Christopher Capozzola shows how, in the absence of a strong federal government, Americans at first mobilized society by stressing duty, obligation, and responsibility over rights and freedoms. In clubs, schools, churches, and workplaces, Americans governed each other. But the heated temper of war quickly unleashed coercion on an unprecedented scale, making wartime America the scene of some of the nation's most serious political violence, including notorious episodes of outright mob violence. To solve this problem, Americans turned over increasing amounts of power to state institutions. In the end, whether they were some of the four million men drafted under the Selective Service Act or the tens of millions of homefront volunteers--or counted themselves among the thousands of conscientious objectors, anti-war radicals, or German enemy aliens--Americans of the World War I era created a new American state, and new ways of being American citizens.

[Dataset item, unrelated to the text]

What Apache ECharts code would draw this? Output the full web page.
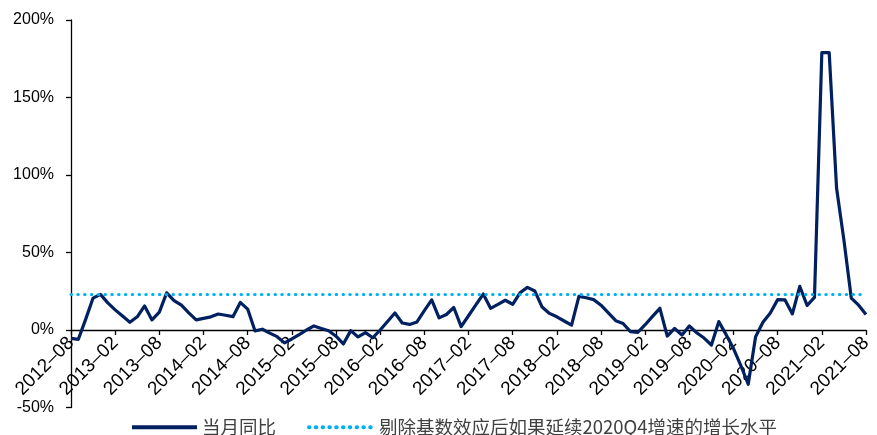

Based on a rich array of sources that capture the voices of both political leaders and ordinary Americans, Uncle Sam Wants You offers a vivid and provocative new interpretation of American political history.
And reviews & blurbs:
"A well crafted and important work that adds critical depth to the historical understanding of this transformative period of American history. Capozzola convincingly argues that during World War I the power of the state grew at the expense of citizens' rights."--Andrew Wiest, History: Reviews of New Books
"Capozzola does an excellent job of rendering the jingoistic, dogmatic mindset that characterized the country at a crucial time.... All this the author captures in eloquently rendered and assiduously researched detail."--Publishers Weekly (starred review)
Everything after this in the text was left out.